The data has been used to identify stations through which the time taken to travel was greater than had been allowed for in the journey planner, with timings for journeys involving 55 stations now adjusted.
At major interchanges including Baker Street, Canada Water, Earl’s Court and Notting Hill Gate the timings now better reflect busy periods. At stations with high volumes of tourists such as Bond Street, Covent Garden, Leicester Square and Piccadilly Circus the timings take account of higher usage outside of peak periods, while at stations in outer London the revised times account for increased passenger numbers.
The data is also being used by TfL’s advertising partner Global to improve the positions of adverts and measure footfall to assess the effectiveness of the advertising estate, which is expected to help increase revenue.
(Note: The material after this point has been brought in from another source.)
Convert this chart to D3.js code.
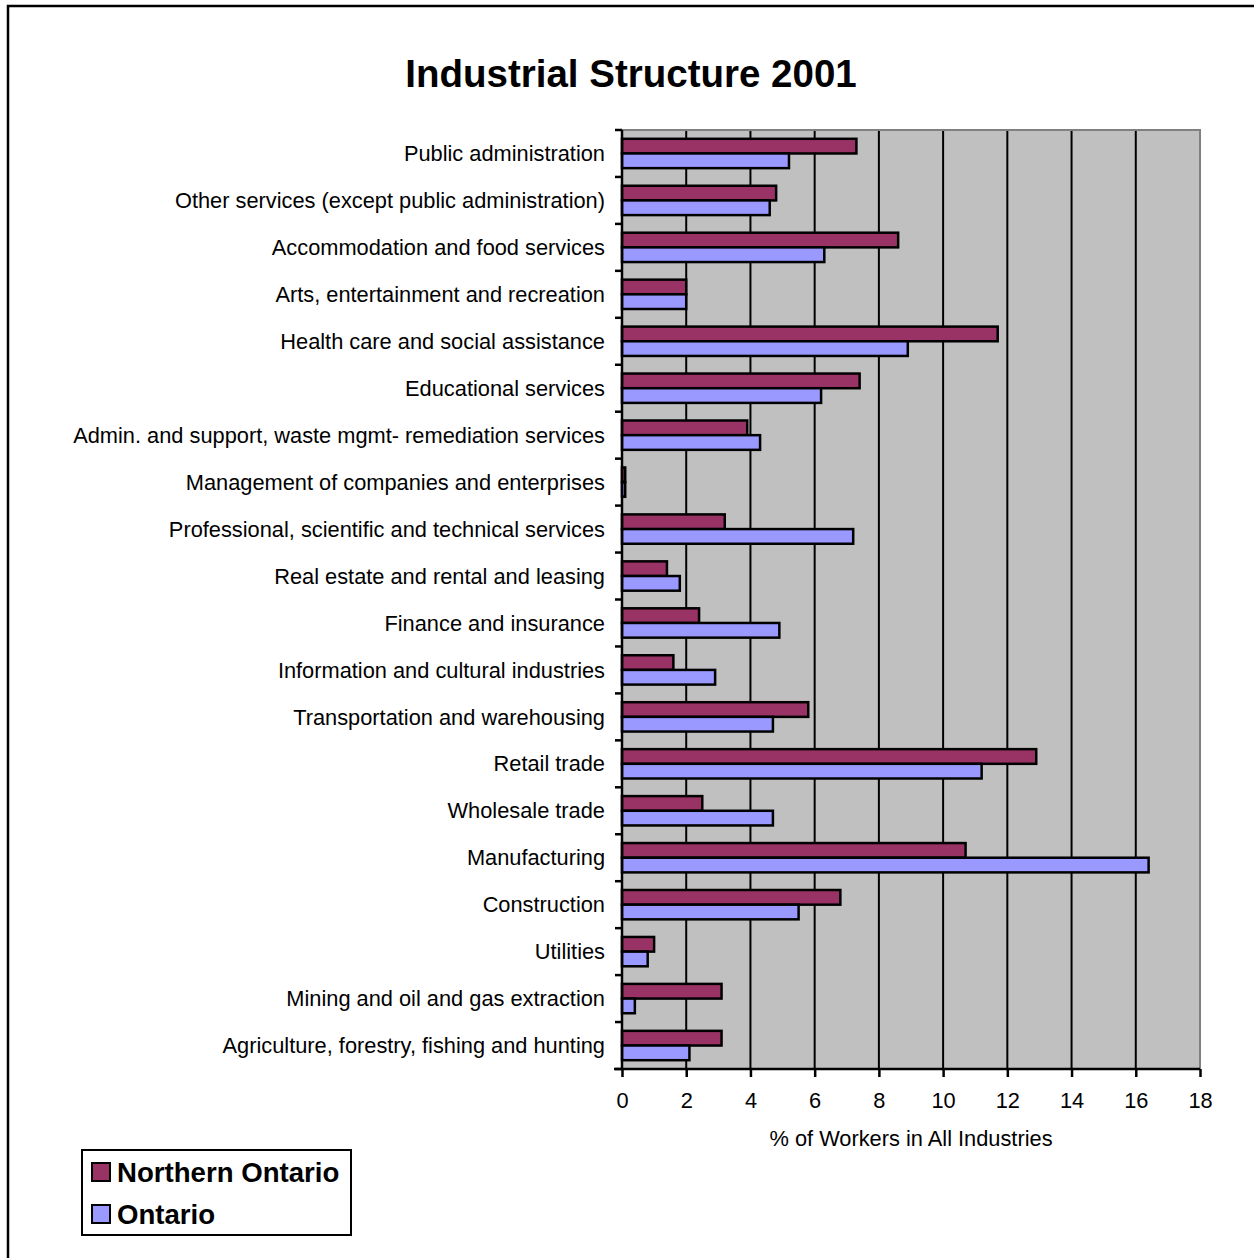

Work is now underway to see what further information can be sourced from the data. This will include developing an understanding of where passengers interchange on certain key routes such as King’s Cross-St Pancras – Waterloo and Liverpool Street – Victoria, to see whether alternatives could be suggested at certain times. Aggregated data will also be used to help identify opportunities for targeted investment.
Planned changes to TfL’s website and API include the provision of updated crowding data, live accessibility information and real-time information on TfL-concessioned rail services.
The data collection system was developed in-house by TfL, and uses the media access control address which wi-fi enabled devices send when searching for nearby routers. TfL stressed that all data is automatically depersonalised to ensure that it is not possible to identify any individual, and no browsing or historical data is collected.